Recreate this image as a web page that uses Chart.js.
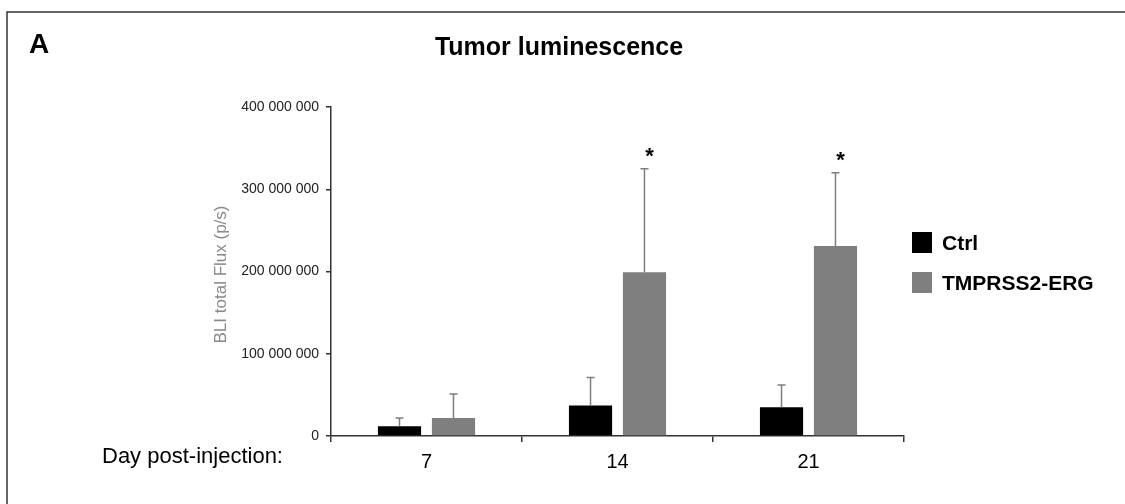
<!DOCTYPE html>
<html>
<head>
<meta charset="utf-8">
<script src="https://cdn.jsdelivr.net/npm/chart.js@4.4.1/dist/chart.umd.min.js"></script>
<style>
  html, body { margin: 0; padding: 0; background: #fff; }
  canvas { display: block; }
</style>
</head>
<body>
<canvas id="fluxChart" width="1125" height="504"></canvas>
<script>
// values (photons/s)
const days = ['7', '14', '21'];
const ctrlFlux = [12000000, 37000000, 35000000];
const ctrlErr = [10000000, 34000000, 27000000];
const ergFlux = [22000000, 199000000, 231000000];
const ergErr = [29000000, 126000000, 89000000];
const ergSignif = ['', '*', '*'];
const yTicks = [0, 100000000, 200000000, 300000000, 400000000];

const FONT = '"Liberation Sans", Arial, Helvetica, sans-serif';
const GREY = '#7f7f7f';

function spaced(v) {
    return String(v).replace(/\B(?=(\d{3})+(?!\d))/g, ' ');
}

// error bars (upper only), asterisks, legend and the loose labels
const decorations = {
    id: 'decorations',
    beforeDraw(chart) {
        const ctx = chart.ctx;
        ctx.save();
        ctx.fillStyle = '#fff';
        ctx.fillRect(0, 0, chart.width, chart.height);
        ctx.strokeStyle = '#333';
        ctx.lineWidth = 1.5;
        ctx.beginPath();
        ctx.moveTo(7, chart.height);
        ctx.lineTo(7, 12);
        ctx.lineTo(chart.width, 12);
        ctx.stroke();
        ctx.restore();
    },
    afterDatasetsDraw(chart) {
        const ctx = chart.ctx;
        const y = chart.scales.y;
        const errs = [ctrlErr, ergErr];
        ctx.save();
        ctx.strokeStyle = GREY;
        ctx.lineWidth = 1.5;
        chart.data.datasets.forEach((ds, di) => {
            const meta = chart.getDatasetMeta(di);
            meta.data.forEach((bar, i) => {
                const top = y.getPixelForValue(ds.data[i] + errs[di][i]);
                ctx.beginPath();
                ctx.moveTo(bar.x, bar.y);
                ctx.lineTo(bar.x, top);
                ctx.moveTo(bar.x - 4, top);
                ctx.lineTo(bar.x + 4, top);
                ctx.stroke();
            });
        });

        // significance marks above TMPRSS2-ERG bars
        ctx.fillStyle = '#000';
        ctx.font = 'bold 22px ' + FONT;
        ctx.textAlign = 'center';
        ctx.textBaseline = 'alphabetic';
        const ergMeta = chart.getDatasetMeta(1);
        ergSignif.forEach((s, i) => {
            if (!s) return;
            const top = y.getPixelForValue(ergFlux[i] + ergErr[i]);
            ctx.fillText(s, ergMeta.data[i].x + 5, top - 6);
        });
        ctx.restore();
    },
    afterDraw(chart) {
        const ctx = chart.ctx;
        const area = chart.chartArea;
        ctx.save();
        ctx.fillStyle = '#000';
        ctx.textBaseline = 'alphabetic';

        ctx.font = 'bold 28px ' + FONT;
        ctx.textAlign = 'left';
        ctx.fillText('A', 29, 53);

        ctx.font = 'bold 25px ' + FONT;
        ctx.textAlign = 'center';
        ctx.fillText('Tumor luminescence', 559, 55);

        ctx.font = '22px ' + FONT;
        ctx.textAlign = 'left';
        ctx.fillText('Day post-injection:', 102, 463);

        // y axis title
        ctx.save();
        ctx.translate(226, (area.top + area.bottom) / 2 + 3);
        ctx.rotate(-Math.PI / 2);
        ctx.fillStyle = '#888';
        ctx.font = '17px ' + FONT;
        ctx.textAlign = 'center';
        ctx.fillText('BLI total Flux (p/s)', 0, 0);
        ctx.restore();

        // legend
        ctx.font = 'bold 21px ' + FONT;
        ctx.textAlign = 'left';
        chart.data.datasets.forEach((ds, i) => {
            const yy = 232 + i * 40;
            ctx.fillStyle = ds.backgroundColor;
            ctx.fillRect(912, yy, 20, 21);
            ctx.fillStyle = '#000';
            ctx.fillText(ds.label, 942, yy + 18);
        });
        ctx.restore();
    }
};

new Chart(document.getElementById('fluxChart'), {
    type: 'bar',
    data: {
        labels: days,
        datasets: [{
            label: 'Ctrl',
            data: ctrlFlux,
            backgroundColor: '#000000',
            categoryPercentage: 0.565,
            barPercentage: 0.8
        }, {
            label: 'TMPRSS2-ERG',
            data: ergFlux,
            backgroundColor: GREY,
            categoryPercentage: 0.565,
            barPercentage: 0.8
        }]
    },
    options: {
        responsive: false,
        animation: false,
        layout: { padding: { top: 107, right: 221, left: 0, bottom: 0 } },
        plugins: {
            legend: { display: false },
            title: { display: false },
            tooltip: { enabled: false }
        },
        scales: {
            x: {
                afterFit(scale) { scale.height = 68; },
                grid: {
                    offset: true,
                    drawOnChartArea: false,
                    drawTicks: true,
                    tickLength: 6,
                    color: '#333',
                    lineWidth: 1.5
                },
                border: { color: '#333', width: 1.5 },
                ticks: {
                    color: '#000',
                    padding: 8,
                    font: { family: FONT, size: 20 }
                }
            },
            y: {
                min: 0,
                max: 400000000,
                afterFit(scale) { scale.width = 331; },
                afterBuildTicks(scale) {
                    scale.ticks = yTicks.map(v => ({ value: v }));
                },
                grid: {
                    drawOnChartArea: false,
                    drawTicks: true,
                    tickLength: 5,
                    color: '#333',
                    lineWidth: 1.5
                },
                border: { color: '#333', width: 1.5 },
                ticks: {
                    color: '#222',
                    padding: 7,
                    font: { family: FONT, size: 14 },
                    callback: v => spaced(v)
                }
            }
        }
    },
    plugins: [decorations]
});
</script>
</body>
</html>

-------------------------

■ **OBJECTIVE**
Reproduce each line word for word and drop the pictures.

■ **RESPONSE**
Recreate this image as a web page that uses Chart.js.
<!DOCTYPE html>
<html>
<head>
<meta charset="utf-8">
<script src="https://cdn.jsdelivr.net/npm/chart.js@4.4.1/dist/chart.umd.min.js"></script>
<style>
  html, body { margin: 0; padding: 0; background: #fff; }
  canvas { display: block; }
</style>
</head>
<body>
<canvas id="fluxChart" width="1125" height="504"></canvas>
<script>
// values (photons/s)
const days = ['7', '14', '21'];
const ctrlFlux = [12000000, 37000000, 35000000];
const ctrlErr = [10000000, 34000000, 27000000];
const ergFlux = [22000000, 199000000, 231000000];
const ergErr = [29000000, 126000000, 89000000];
const ergSignif = ['', '*', '*'];
const yTicks = [0, 100000000, 200000000, 300000000, 400000000];

const FONT = '"Liberation Sans", Arial, Helvetica, sans-serif';
const GREY = '#7f7f7f';

function spaced(v) {
    return String(v).replace(/\B(?=(\d{3})+(?!\d))/g, ' ');
}

// error bars (upper only), asterisks, legend and the loose labels
const decorations = {
    id: 'decorations',
    beforeDraw(chart) {
        const ctx = chart.ctx;
        ctx.save();
        ctx.fillStyle = '#fff';
        ctx.fillRect(0, 0, chart.width, chart.height);
        ctx.strokeStyle = '#333';
        ctx.lineWidth = 1.5;
        ctx.beginPath();
        ctx.moveTo(7, chart.height);
        ctx.lineTo(7, 12);
        ctx.lineTo(chart.width, 12);
        ctx.stroke();
        ctx.restore();
    },
    afterDatasetsDraw(chart) {
        const ctx = chart.ctx;
        const y = chart.scales.y;
        const errs = [ctrlErr, ergErr];
        ctx.save();
        ctx.strokeStyle = GREY;
        ctx.lineWidth = 1.5;
        chart.data.datasets.forEach((ds, di) => {
            const meta = chart.getDatasetMeta(di);
            meta.data.forEach((bar, i) => {
                const top = y.getPixelForValue(ds.data[i] + errs[di][i]);
                ctx.beginPath();
                ctx.moveTo(bar.x, bar.y);
                ctx.lineTo(bar.x, top);
                ctx.moveTo(bar.x - 4, top);
                ctx.lineTo(bar.x + 4, top);
                ctx.stroke();
            });
        });

        // significance marks above TMPRSS2-ERG bars
        ctx.fillStyle = '#000';
        ctx.font = 'bold 22px ' + FONT;
        ctx.textAlign = 'center';
        ctx.textBaseline = 'alphabetic';
        const ergMeta = chart.getDatasetMeta(1);
        ergSignif.forEach((s, i) => {
            if (!s) return;
            const top = y.getPixelForValue(ergFlux[i] + ergErr[i]);
            ctx.fillText(s, ergMeta.data[i].x + 5, top - 6);
        });
        ctx.restore();
    },
    afterDraw(chart) {
        const ctx = chart.ctx;
        const area = chart.chartArea;
        ctx.save();
        ctx.fillStyle = '#000';
        ctx.textBaseline = 'alphabetic';

        ctx.font = 'bold 28px ' + FONT;
        ctx.textAlign = 'left';
        ctx.fillText('A', 29, 53);

        ctx.font = 'bold 25px ' + FONT;
        ctx.textAlign = 'center';
        ctx.fillText('Tumor luminescence', 559, 55);

        ctx.font = '22px ' + FONT;
        ctx.textAlign = 'left';
        ctx.fillText('Day post-injection:', 102, 463);

        // y axis title
        ctx.save();
        ctx.translate(226, (area.top + area.bottom) / 2 + 3);
        ctx.rotate(-Math.PI / 2);
        ctx.fillStyle = '#888';
        ctx.font = '17px ' + FONT;
        ctx.textAlign = 'center';
        ctx.fillText('BLI total Flux (p/s)', 0, 0);
        ctx.restore();

        // legend
        ctx.font = 'bold 21px ' + FONT;
        ctx.textAlign = 'left';
        chart.data.datasets.forEach((ds, i) => {
            const yy = 232 + i * 40;
            ctx.fillStyle = ds.backgroundColor;
            ctx.fillRect(912, yy, 20, 21);
            ctx.fillStyle = '#000';
            ctx.fillText(ds.label, 942, yy + 18);
        });
        ctx.restore();
    }
};

new Chart(document.getElementById('fluxChart'), {
    type: 'bar',
    data: {
        labels: days,
        datasets: [{
            label: 'Ctrl',
            data: ctrlFlux,
            backgroundColor: '#000000',
            categoryPercentage: 0.565,
            barPercentage: 0.8
        }, {
            label: 'TMPRSS2-ERG',
            data: ergFlux,
            backgroundColor: GREY,
            categoryPercentage: 0.565,
            barPercentage: 0.8
        }]
    },
    options: {
        responsive: false,
        animation: false,
        layout: { padding: { top: 107, right: 221, left: 0, bottom: 0 } },
        plugins: {
            legend: { display: false },
            title: { display: false },
            tooltip: { enabled: false }
        },
        scales: {
            x: {
                afterFit(scale) { scale.height = 68; },
                grid: {
                    offset: true,
                    drawOnChartArea: false,
                    drawTicks: true,
                    tickLength: 6,
                    color: '#333',
                    lineWidth: 1.5
                },
                border: { color: '#333', width: 1.5 },
                ticks: {
                    color: '#000',
                    padding: 8,
                    font: { family: FONT, size: 20 }
                }
            },
            y: {
                min: 0,
                max: 400000000,
                afterFit(scale) { scale.width = 331; },
                afterBuildTicks(scale) {
                    scale.ticks = yTicks.map(v => ({ value: v }));
                },
                grid: {
                    drawOnChartArea: false,
                    drawTicks: true,
                    tickLength: 5,
                    color: '#333',
                    lineWidth: 1.5
                },
                border: { color: '#333', width: 1.5 },
                ticks: {
                    color: '#222',
                    padding: 7,
                    font: { family: FONT, size: 14 },
                    callback: v => spaced(v)
                }
            }
        }
    },
    plugins: [decorations]
});
</script>
</body>
</html>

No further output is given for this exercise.